In the town, the population was spread out, with 30.9% under the age of 18, 6.1% from 18 to 24, 33.2% from 25 to 44, 22.3% from 45 to 64, and 7.5% who were 65 years of age or older. The median age was 36 years. For every 100 females, there were 100.6 males. For every 100 females age 18 and over, there were 98.1 males.

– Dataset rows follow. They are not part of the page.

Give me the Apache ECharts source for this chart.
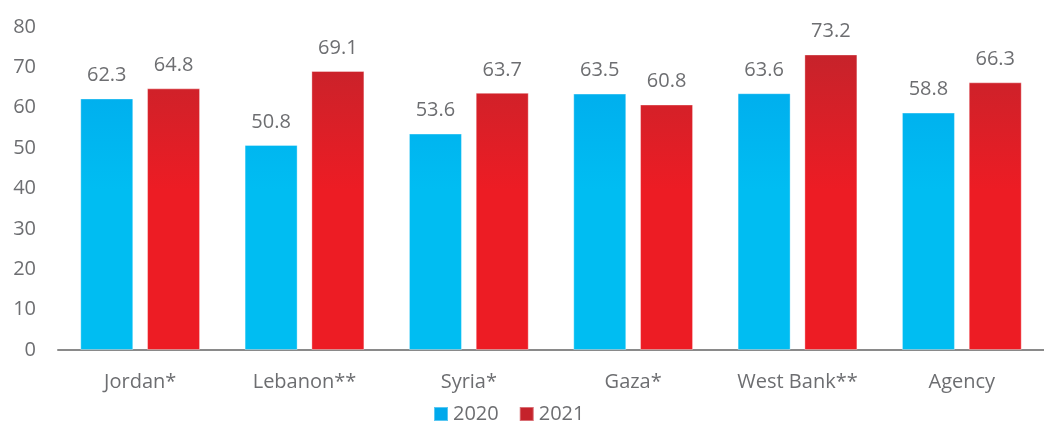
<!DOCTYPE html>
<html><head><meta charset="utf-8">
<script src="https://cdn.jsdelivr.net/npm/echarts@6/dist/echarts.min.js"></script>
<style>html,body{margin:0;padding:0;background:#fff}#c{width:1044px;height:423px}</style>
</head><body><div id="c"></div>
<script>
const categories = ['Jordan*', 'Lebanon**', 'Syria*', 'Gaza*', 'West Bank**', 'Agency'];
const values2020 = [62.3, 50.8, 53.6, 63.5, 63.6, 58.8];
const values2021 = [64.8, 69.1, 63.7, 60.8, 73.2, 66.3];
const yTicks = [0, 10, 20, 30, 40, 50, 60, 70, 80];

const font = '"Open Sans", sans-serif';
const grey = '#6d6e71';
const chart = echarts.init(document.getElementById('c'));
function grad(top, bottom) {
  return new echarts.graphic.LinearGradient(0, 50, 0, 190, [
    {offset: 0, color: top}, {offset: 1, color: bottom}
  ], true);
}
chart.setOption({
  animation: false,
  textStyle: {fontFamily: font},
  grid: {left: 58, right: 0, top: 27, bottom: 73},
  legend: {
    data: ['2020', '2021'], bottom: -1, left: 433, padding: 0,
    itemWidth: 14, itemHeight: 14, itemGap: 20, icon: 'rect',
    textStyle: {fontSize: 20, color: grey, fontFamily: font}
  },
  xAxis: {
    type: 'category', data: categories,
    axisLine: {lineStyle: {color: '#8a8a8a', width: 2}},
    axisTick: {show: false},
    axisLabel: {fontSize: 20, color: grey, margin: 22, fontFamily: font}
  },
  yAxis: {
    type: 'value', min: yTicks[0], max: yTicks[yTicks.length - 1], interval: 10,
    axisLine: {show: false}, axisTick: {show: false}, splitLine: {show: false},
    axisLabel: {fontSize: 20, color: grey, margin: 22, fontFamily: font}
  },
  series: [
    {
      name: '2020', type: 'bar', data: values2020, barWidth: 53, barGap: '26%',
      itemStyle: {color: grad('#00a9ec', '#00bdf2'), borderColor: 'rgba(255,255,255,0.35)', borderWidth: 1},
      label: {show: true, position: 'top', distance: 13, fontSize: 20, color: grey, fontFamily: font, formatter: p => p.value.toFixed(1)}
    },
    {
      name: '2021', type: 'bar', data: values2021, barWidth: 53,
      itemStyle: {color: grad('#c5232b', '#ed1c24'), borderColor: 'rgba(255,255,255,0.35)', borderWidth: 1},
      label: {show: true, position: 'top', distance: 13, fontSize: 20, color: grey, fontFamily: font, formatter: p => p.value.toFixed(1)}
    }
  ]
});
</script></body></html>
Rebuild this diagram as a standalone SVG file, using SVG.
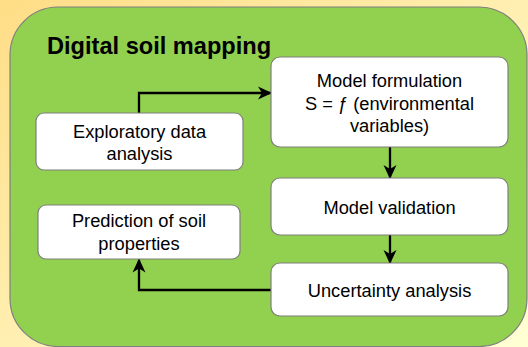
<svg xmlns="http://www.w3.org/2000/svg" width="528" height="347" viewBox="0 0 528 347">
  <defs>
    <linearGradient id="bg" x1="0" y1="0" x2="1" y2="1">
      <stop offset="0" stop-color="#FFDD86"/>
      <stop offset="0.5" stop-color="#FFEFB0"/>
      <stop offset="1" stop-color="#FFFFD4"/>
    </linearGradient>
    <marker id="arrow" viewBox="0 0 14 14" refX="13" refY="7" markerWidth="14" markerHeight="14" markerUnits="userSpaceOnUse" orient="auto">
      <path d="M0,0.5 L14,7 L0,13.5 L4,7 Z" fill="#000"/>
    </marker>
    <style>
      .panel { fill: #92D050; stroke: #7F7F7F; stroke-width: 1.2; }
      .box { fill: #FFFFFF; stroke: #7F7F7F; stroke-width: 1.2; }
      .label { font-family: "Liberation Sans", Arial, sans-serif; font-size: 18.3px; fill: #000; text-anchor: middle; }
      .title { font-family: "Liberation Sans", Arial, sans-serif; font-size: 23.6px; font-weight: bold; fill: #000; }
      .link { fill: none; stroke: #000; stroke-width: 2.3; marker-end: url(#arrow); }
    </style>
  </defs>

  <!-- backdrop -->
  <rect x="0" y="0" width="528" height="347" fill="url(#bg)"/>

  <!-- main panel -->
  <g id="panel">
    <rect class="panel" x="10" y="7" width="517" height="339.5" rx="48" ry="48"/>
    <text class="title" x="47" y="54">Digital soil mapping</text>
  </g>

  <!-- connectors -->
  <g id="connectors">
    <path class="link" d="M139,113 V93 H271"/>
    <path class="link" d="M390,147 V178"/>
    <path class="link" d="M390,235 V263"/>
    <path class="link" d="M271,290 H139 V259.5"/>
  </g>

  <g id="exploratory">
    <rect class="box" x="36" y="113" width="207" height="57" rx="8"/>
    <text class="label" x="139.5" y="138">Exploratory data</text>
    <text class="label" x="139.5" y="160">analysis</text>
  </g>

  <g id="formulation">
    <rect class="box" x="271" y="57" width="237" height="90" rx="9"/>
    <text class="label" x="389.5" y="87">Model formulation</text>
    <text class="label" x="389.5" y="110">S = ƒ (environmental</text>
    <text class="label" x="389.5" y="132">variables)</text>
  </g>

  <g id="validation">
    <rect class="box" x="271" y="178" width="237" height="57" rx="9"/>
    <text class="label" x="389.5" y="214">Model validation</text>
  </g>

  <g id="uncertainty">
    <rect class="box" x="271" y="263" width="237" height="53" rx="9"/>
    <text class="label" x="389.5" y="297">Uncertainty analysis</text>
  </g>

  <g id="prediction">
    <rect class="box" x="38" y="205" width="202" height="54" rx="8"/>
    <text class="label" x="139" y="227">Prediction of soil</text>
    <text class="label" x="139" y="250">properties</text>
  </g>
</svg>
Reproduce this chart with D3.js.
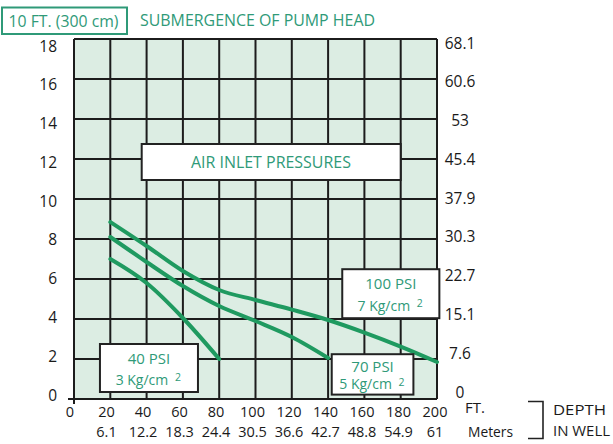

The median income for a household in the town was $65,610, and the median income for a family was $72,066. Males had a median income of $51,739 versus $32,119 for females. The per capita income for the town was $26,437. About 3.6% of families and 4.7% of the population were below the poverty line, including 5.3% of those under age 18 and 5.4% of those age 65 or over.

Historical population
| Census | Pop. | Note | %± |
| 1820 | 4,257 |  | — |
| 1830 | 1,584 |  | −62.8% |
| 1840 | 1,400 |  | −11.6% |
| 1850 | 1,386 |  | −1.0% |
| 1860 | 1,371 |  | −1.1% |
| 1870 | 1,486 |  | 8.4% |
| 1880 | 1,578 |  | 6.2% |
| 1890 | 1,113 |  | −29.5% |
| 1900 | 1,071 |  | −3.8% |
| 1910 | 827 |  | −22.8% |
| 1920 | 844 |  | 2.1% |
| 1930 | 764 |  | −9.5% |
| 1940 | 790 |  | 3.4% |
| 1950 | 1,703 |  | 115.6% |
| 1960 | 3,326 |  | 95.3% |
| 1970 | 5,701 |  | 71.4% |
| 1980 | 7,139 |  | 25.2% |
| 1990 | 10,447 |  | 46.3% |
| 2000 | 13,655 |  | 30.7% |
| 2010 | 14,621 |  | 7.1% |
| 2020 | 14,172 |  | −3.1% |
U.S. Decennial Census

==Transportation==

===Road===
Although Beekman has no major highways, it does have two major thoroughfares. New York State Route 55 crosses from the Pawling town line to the Union Vale town line and is a direct route northwest into the city of Poughkeepsie. Route 216 goes from Route 55 into the town of East Fishkill where it meets Route 52.

===Rail===
Metro-North Railroad's Beacon Line runs through the south end of town along Greenhaven Road and Depot Hill Road. It is currently a non-revenue line with no station stops, but is used for equipment moves between Beacon, Southeast and Danbury.

==Notable person==
- Dan Brouthers, former Major League Baseball player, was born in Sylvan Lake

==Communities and locations in Beekman==
- Beekman – The hamlet of Beekman is near the town center on Route 216 with the intersection of Routes 216 and 55 its east boundary. It was formerly known as "Beekmanville."
- Clove Valley – A hamlet in the northeastern part of the town on Route 216.
- Chelsea Cove – A census-designated place in the western part of town on Sylvan Lake.
- Green Haven – A hamlet south of Beekman village.
- Green Haven Correctional Facility – A state prison near the community of Green Haven.
- Poughquag – A hamlet east of Beekman village, running along Route 55 with that road's intersection with Route 216 its boundary with Beekman and Clove Valley. It is the main business district of the town and home of Beekman town hall. Murphy Grist Mill was added to the National Register of Historic Places in 2015.
- Sylvan Lake – A hamlet by the western town line. It is named after Sylvan Lake, which was formed during the ice age. The early Indians originally named it Poughquag, which means "round body of water". A smaller lake known as Hidden Lake is where Mr. Daniel Delany, in the late 19th century, discovered iron ore and made his fortune. He eventually bought the adjacent property, which was the entire shoreline of Sylvan Lake, and rebuilt St. Denis church for the town. Some iron ore mining also took place along the shores of Sylvan Lake in the early 1930s, and some of these retainer wall pilings are still standing and can be clearly seen from a boat. When the mine was filled with water, construction equipment and mining tools were left on the bottom, and are present today.